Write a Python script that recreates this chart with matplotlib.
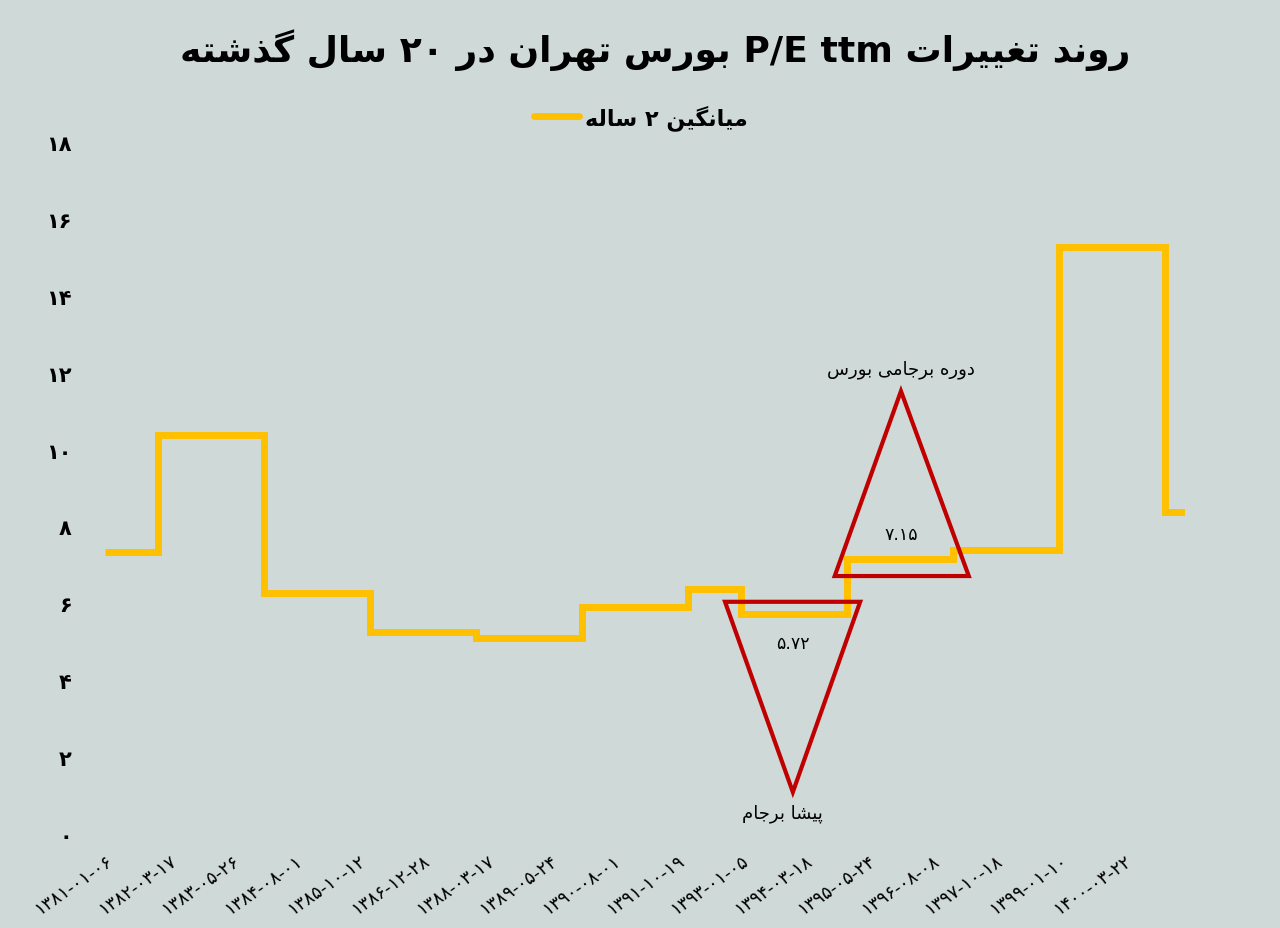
import matplotlib
matplotlib.use("Agg")
import matplotlib.pyplot as plt
from matplotlib.lines import Line2D

# ---- data ----
step_years = [1381, 1382, 1384, 1386, 1388, 1390, 1392, 1393, 1395, 1397, 1399, 1401, 1401.38]
pe_values = [7.34, 10.38, 6.27, 5.25, 5.10, 5.91, 6.37, 5.72, 7.15, 7.39, 15.27, 8.38]
tick_dates = ["1381-01-06", "1382-03-17", "1383-05-26", "1384-08-01", "1385-10-12",
              "1386-12-28", "1388-03-17", "1389-05-24", "1390-08-01", "1391-10-19",
              "1393-01-05", "1394-03-18", "1395-05-24", "1396-08-08", "1397-10-18",
              "1399-01-10", "1400-03-22"]
y_ticks = [0, 2, 4, 6, 8, 10, 12, 14, 16, 18]

title = "روند تغییرات P/E ttm بورس تهران در ۲۰ سال گذشته"
legend_label = "میانگین ۲ ساله"
pre_label = "پیشا برجام"
post_label = "دوره برجامی بورس"
pre_value = "۵.۷۲"
post_value = "۷.۱۵"

# triangles (year, value) drawn around the two periods
pre_tri = [(1392.70, 6.04), (1395.25, 6.04), (1393.98, 1.09)]
post_tri = [(1394.77, 6.71), (1397.30, 6.71), (1396.02, 11.52)]

BG = "#cfd9d7"
YELLOW = "#ffc000"
RED = "#c00000"

# ---- minimal Persian shaping (matplotlib has no RTL layout) ----
# letter: (isolated, final, initial, medial); None initial -> does not join forward
FORMS = {
    "ا": ("\uFE8D", "\uFE8E", None, None),
    "ب": ("\uFE8F", "\uFE90", "\uFE91", "\uFE92"),
    "پ": ("\uFB56", "\uFB57", "\uFB58", "\uFB59"),
    "ت": ("\uFE95", "\uFE96", "\uFE97", "\uFE98"),
    "ج": ("\uFE9D", "\uFE9E", "\uFE9F", "\uFEA0"),
    "د": ("\uFEA9", "\uFEAA", None, None),
    "ذ": ("\uFEAB", "\uFEAC", None, None),
    "ر": ("\uFEAD", "\uFEAE", None, None),
    "س": ("\uFEB1", "\uFEB2", "\uFEB3", "\uFEB4"),
    "ش": ("\uFEB5", "\uFEB6", "\uFEB7", "\uFEB8"),
    "غ": ("\uFECD", "\uFECE", "\uFECF", "\uFED0"),
    "گ": ("\uFB92", "\uFB93", "\uFB94", "\uFB95"),
    "ل": ("\uFEDD", "\uFEDE", "\uFEDF", "\uFEE0"),
    "م": ("\uFEE1", "\uFEE2", "\uFEE3", "\uFEE4"),
    "ن": ("\uFEE5", "\uFEE6", "\uFEE7", "\uFEE8"),
    "و": ("\uFEED", "\uFEEE", None, None),
    "ه": ("\uFEE9", "\uFEEA", "\uFEEB", "\uFEEC"),
    "ی": ("\uFBFC", "\uFBFD", "\uFBFE", "\uFBFF"),
}


def shape_word(w):
    out = []
    for i, ch in enumerate(w):
        if ch not in FORMS:
            out.append(ch)
            continue
        prev_j = i > 0 and w[i - 1] in FORMS and FORMS[w[i - 1]][2] is not None
        next_j = i < len(w) - 1 and w[i + 1] in FORMS and FORMS[ch][2] is not None
        iso, fin, ini, med = FORMS[ch]
        if prev_j and next_j:
            out.append(med)
        elif prev_j:
            out.append(fin)
        elif next_j:
            out.append(ini)
        else:
            out.append(iso)
    return "".join(out)[::-1]


def fa(s):
    runs = []
    for tok in s.split(" "):
        rtl = any(c in FORMS for c in tok)
        latin = any(c.isascii() and c.isalpha() for c in tok)
        if latin and runs and runs[-1][0] == "latin":
            runs[-1][1].append(tok)
        elif rtl:
            runs.append(("rtl", [shape_word(tok)]))
        else:
            runs.append(("latin" if latin else "num", [tok]))
    return " ".join(" ".join(r[1]) for r in runs[::-1])


def fa_digits(s):
    return str(s).translate(str.maketrans("0123456789", "۰۱۲۳۴۵۶۷۸۹"))


def jalali_to_year(d):
    y, m, dd = (int(p) for p in d.split("-"))
    doy = (m - 1) * 31 + dd if m <= 6 else 186 + (m - 7) * 30 + dd
    return y + doy / 365.0


plt.rcParams["font.family"] = ["DejaVu Sans"]

fig = plt.figure(figsize=(12.8, 9.29), dpi=100, facecolor=BG)
ax = fig.add_axes([105 / 1280, 94 / 929, 1080 / 1280, 692 / 929])
ax.set_facecolor(BG)

ax.plot(step_years, pe_values + [pe_values[-1]], drawstyle="steps-post",
        color=YELLOW, lw=5, solid_joinstyle="miter", solid_capstyle="butt", zorder=3)

for tri in (pre_tri, post_tri):
    ax.add_patch(plt.Polygon(tri, closed=True, fill=False, edgecolor=RED,
                             lw=3, joinstyle="miter", zorder=4))

ax.text(pre_tri[2][0], 4.97, pre_value, ha="center", va="center", fontsize=12.5, zorder=5)
ax.text(post_tri[2][0], 7.8, post_value, ha="center", va="center", fontsize=12.5, zorder=5)
ax.text(pre_tri[2][0] - 0.2, 0.55, fa(pre_label), ha="center", va="center", fontsize=13)
ax.text(post_tri[2][0], 12.1, fa(post_label), ha="center", va="center", fontsize=13)

ax.set_xlim(1381, 1401.38)
ax.set_ylim(0, 18)
for sp in ax.spines.values():
    sp.set_visible(False)

ax.set_yticks(y_ticks)
ax.set_yticklabels([fa_digits(v) for v in y_ticks], fontsize=15, fontweight="bold")
ax.set_xticks([jalali_to_year(d) for d in tick_dates])
ax.set_xticklabels([fa_digits(d) for d in tick_dates], rotation=35, ha="right",
                   rotation_mode="anchor", fontsize=13)
ax.tick_params(axis="y", length=0, pad=24)
ax.tick_params(axis="x", length=0, pad=12)

fig.text(655 / 1280, 1 - 50 / 929, fa(title), ha="center", va="center",
         fontsize=26, fontweight="bold")

handle = Line2D([], [], color=YELLOW, lw=5, solid_capstyle="round")
fig.legend([handle], [fa(legend_label)], loc="center",
           bbox_to_anchor=(641 / 1280, 1 - 118 / 929), frameon=False,
           handlelength=2.0, handletextpad=0.3,
           prop={"size": 16, "weight": "bold"})

fig.savefig("out.png", dpi=100, facecolor=BG)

## Required work
Give again exactly the lines running from the beginning of the material above through the line that contains "from matplotlib.lines import Line2D", and leave out every picture.

## Correct output
Write a Python script that recreates this chart with matplotlib.
import matplotlib
matplotlib.use("Agg")
import matplotlib.pyplot as plt
from matplotlib.lines import Line2D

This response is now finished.